| DATA |

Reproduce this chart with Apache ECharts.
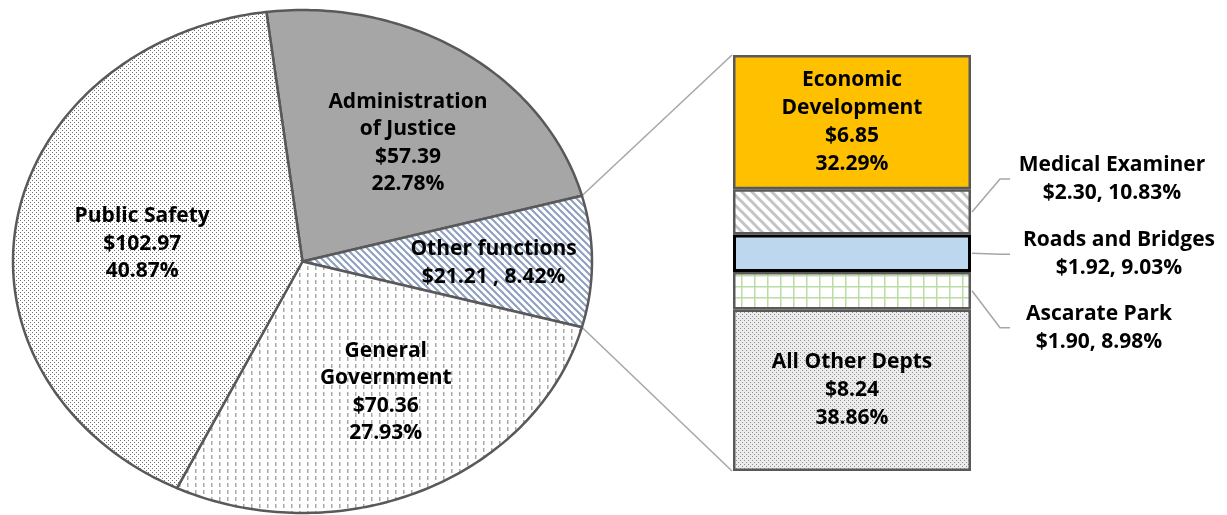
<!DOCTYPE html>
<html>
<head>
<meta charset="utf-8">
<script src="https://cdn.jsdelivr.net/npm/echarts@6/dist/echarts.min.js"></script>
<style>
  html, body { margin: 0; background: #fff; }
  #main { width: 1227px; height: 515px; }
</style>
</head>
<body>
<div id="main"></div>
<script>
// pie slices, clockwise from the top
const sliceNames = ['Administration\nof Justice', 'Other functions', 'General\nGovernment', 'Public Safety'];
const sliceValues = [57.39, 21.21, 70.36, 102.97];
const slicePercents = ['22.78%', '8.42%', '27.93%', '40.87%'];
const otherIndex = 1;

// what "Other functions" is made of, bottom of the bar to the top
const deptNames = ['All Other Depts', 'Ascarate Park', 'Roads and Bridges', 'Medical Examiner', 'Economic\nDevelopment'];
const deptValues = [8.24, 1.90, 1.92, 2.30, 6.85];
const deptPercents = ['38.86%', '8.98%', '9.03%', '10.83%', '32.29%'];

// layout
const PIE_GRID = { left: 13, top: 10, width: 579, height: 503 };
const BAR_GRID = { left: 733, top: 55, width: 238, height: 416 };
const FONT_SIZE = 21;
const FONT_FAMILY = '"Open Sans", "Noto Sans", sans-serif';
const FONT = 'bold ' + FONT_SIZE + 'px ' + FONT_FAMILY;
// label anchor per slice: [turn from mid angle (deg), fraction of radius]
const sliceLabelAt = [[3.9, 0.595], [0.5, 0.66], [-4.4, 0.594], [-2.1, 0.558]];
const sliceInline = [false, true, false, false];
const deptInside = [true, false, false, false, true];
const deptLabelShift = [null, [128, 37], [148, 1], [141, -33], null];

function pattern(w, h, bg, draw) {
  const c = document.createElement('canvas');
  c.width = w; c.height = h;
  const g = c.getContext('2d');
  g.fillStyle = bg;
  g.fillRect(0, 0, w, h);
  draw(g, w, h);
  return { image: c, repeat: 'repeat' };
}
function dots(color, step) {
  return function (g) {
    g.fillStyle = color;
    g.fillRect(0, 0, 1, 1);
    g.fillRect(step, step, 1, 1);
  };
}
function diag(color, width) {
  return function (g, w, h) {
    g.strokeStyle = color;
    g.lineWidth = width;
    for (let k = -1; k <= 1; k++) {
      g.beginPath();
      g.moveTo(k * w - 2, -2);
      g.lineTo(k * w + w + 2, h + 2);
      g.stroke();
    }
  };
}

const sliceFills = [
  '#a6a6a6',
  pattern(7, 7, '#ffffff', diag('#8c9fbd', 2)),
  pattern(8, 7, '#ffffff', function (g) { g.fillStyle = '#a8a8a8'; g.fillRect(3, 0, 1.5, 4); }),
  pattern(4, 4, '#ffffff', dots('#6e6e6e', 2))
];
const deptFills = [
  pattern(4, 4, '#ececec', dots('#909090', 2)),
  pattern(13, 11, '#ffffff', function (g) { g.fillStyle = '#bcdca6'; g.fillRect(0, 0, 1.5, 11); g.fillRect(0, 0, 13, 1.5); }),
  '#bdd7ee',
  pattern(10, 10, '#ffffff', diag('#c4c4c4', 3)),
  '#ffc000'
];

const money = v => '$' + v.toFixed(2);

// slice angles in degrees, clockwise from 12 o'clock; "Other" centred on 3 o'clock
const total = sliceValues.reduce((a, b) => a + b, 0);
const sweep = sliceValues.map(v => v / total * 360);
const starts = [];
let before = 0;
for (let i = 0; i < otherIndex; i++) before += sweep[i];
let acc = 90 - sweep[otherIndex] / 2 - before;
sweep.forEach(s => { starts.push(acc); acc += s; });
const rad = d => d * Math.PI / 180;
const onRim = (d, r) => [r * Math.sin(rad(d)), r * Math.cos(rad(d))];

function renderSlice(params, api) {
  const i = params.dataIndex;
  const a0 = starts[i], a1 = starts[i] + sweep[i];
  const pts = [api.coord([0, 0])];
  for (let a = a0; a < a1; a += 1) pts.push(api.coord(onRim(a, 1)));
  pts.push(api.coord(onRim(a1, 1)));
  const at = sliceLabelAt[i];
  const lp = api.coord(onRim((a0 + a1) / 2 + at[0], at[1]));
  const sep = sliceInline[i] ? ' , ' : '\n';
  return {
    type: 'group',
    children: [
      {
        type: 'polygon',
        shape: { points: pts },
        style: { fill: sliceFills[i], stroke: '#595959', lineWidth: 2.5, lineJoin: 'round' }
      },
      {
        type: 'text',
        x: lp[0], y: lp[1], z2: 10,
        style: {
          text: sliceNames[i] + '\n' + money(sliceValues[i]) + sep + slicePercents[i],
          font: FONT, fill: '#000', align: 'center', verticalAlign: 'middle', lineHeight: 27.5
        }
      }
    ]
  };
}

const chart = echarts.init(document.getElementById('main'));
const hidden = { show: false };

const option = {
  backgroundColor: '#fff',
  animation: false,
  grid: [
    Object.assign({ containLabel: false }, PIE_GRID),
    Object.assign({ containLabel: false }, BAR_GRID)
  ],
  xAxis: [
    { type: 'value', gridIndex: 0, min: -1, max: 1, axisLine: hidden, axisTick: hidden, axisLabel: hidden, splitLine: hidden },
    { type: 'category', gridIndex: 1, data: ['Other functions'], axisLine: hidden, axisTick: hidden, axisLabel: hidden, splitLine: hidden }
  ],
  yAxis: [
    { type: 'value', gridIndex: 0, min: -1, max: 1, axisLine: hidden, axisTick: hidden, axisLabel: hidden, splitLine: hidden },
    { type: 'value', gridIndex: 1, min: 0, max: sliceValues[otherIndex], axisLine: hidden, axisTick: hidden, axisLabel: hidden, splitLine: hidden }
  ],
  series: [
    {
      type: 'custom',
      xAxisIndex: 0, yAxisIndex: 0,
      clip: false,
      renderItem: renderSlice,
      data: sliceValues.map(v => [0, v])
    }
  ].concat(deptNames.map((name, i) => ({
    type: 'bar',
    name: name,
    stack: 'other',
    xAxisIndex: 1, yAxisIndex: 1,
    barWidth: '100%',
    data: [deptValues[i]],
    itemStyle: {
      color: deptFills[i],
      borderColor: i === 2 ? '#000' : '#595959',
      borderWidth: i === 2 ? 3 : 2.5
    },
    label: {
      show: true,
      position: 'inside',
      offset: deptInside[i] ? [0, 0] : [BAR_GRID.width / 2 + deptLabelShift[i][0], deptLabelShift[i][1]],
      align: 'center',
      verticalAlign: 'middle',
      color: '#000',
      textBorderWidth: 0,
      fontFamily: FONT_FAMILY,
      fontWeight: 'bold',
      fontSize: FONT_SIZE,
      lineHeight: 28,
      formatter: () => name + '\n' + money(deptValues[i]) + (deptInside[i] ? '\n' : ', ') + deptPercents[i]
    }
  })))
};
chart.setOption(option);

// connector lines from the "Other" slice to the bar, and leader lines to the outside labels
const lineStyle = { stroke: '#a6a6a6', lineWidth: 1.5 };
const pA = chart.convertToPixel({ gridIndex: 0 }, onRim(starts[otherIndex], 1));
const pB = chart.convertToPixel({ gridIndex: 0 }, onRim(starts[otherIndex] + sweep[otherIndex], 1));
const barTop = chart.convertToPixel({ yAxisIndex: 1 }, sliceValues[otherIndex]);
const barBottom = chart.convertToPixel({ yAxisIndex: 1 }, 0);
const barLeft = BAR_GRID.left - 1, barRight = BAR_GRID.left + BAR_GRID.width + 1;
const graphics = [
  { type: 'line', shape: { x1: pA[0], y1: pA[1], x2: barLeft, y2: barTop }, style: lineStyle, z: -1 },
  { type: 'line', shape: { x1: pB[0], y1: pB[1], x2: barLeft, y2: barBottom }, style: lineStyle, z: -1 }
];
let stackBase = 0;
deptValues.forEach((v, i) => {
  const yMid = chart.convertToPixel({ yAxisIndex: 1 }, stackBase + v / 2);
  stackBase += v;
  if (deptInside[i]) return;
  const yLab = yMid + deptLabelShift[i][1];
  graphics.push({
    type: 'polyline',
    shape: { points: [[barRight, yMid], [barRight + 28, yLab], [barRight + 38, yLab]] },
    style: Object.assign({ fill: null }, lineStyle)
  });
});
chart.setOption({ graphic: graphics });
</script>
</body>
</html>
---
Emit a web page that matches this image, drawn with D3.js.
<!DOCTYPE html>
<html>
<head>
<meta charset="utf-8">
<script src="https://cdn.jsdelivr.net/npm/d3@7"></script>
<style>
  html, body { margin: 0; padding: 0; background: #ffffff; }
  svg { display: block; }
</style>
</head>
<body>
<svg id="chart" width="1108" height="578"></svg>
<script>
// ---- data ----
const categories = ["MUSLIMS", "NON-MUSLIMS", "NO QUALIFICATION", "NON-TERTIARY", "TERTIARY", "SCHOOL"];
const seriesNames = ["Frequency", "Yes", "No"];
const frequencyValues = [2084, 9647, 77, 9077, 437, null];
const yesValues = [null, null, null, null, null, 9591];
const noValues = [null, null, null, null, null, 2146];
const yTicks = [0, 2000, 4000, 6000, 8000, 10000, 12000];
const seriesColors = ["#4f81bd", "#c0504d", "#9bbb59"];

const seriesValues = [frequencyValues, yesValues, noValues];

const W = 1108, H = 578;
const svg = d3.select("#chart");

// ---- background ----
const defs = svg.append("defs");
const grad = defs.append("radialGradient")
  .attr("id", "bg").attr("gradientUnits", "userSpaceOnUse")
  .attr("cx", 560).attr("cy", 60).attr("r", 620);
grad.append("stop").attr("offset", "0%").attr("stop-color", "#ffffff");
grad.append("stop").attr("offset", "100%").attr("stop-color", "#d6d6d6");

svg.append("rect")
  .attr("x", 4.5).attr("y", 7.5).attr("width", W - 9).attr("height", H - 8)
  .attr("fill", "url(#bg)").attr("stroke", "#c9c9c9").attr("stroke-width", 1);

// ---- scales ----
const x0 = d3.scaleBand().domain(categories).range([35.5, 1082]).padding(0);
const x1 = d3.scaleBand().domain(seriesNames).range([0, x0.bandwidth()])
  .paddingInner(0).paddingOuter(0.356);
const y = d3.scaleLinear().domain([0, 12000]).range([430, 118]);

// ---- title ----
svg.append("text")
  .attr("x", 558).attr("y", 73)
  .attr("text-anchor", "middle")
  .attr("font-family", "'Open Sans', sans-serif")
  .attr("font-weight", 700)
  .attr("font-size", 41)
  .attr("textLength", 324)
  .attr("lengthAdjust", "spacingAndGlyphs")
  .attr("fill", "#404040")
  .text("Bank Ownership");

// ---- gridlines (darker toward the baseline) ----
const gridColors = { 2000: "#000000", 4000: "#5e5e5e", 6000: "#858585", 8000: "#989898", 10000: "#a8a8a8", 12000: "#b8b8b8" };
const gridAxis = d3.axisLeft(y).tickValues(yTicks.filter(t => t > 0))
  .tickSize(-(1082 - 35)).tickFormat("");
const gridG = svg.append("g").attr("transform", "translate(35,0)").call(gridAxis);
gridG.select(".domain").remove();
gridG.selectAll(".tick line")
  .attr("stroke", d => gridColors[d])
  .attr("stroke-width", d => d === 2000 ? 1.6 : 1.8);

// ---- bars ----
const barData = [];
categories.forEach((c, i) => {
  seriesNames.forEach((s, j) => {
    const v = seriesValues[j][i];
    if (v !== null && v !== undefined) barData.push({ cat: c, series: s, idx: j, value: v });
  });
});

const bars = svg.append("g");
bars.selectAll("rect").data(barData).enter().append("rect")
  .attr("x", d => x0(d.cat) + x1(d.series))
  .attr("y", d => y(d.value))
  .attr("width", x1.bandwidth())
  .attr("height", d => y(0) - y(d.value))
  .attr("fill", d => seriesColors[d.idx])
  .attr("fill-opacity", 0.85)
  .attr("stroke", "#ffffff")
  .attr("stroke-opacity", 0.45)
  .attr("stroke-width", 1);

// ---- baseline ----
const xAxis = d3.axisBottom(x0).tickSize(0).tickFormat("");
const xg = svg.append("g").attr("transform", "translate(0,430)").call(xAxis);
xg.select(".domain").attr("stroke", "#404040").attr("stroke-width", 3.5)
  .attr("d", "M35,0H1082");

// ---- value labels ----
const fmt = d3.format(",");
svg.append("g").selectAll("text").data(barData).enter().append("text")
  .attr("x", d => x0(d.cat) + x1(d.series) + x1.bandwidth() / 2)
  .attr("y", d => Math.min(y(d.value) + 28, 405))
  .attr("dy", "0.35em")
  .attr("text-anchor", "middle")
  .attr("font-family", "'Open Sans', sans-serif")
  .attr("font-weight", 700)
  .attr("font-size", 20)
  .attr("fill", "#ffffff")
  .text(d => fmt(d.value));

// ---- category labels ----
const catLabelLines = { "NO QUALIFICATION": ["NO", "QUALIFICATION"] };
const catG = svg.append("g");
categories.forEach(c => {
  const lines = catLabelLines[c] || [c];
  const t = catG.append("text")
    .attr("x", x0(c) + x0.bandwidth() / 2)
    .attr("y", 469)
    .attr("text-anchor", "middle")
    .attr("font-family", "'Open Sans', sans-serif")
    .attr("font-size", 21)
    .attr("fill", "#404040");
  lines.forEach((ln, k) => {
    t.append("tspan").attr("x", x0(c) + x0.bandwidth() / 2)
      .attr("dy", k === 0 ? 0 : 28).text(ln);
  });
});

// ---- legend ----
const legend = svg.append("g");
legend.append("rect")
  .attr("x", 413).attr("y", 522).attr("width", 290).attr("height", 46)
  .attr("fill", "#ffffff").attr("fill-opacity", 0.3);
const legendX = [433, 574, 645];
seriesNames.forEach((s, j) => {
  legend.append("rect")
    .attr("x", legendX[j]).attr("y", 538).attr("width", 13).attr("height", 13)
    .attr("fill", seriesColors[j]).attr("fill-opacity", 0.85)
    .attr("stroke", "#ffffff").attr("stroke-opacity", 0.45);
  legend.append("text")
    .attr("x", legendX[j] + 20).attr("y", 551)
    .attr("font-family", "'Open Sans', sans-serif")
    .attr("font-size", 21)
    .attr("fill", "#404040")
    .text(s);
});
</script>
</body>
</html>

| SHORT PROBLEM |
How many lines of the listing above include the word "with"? State the number and nothing else.

| COMPLETE ANSWER |
2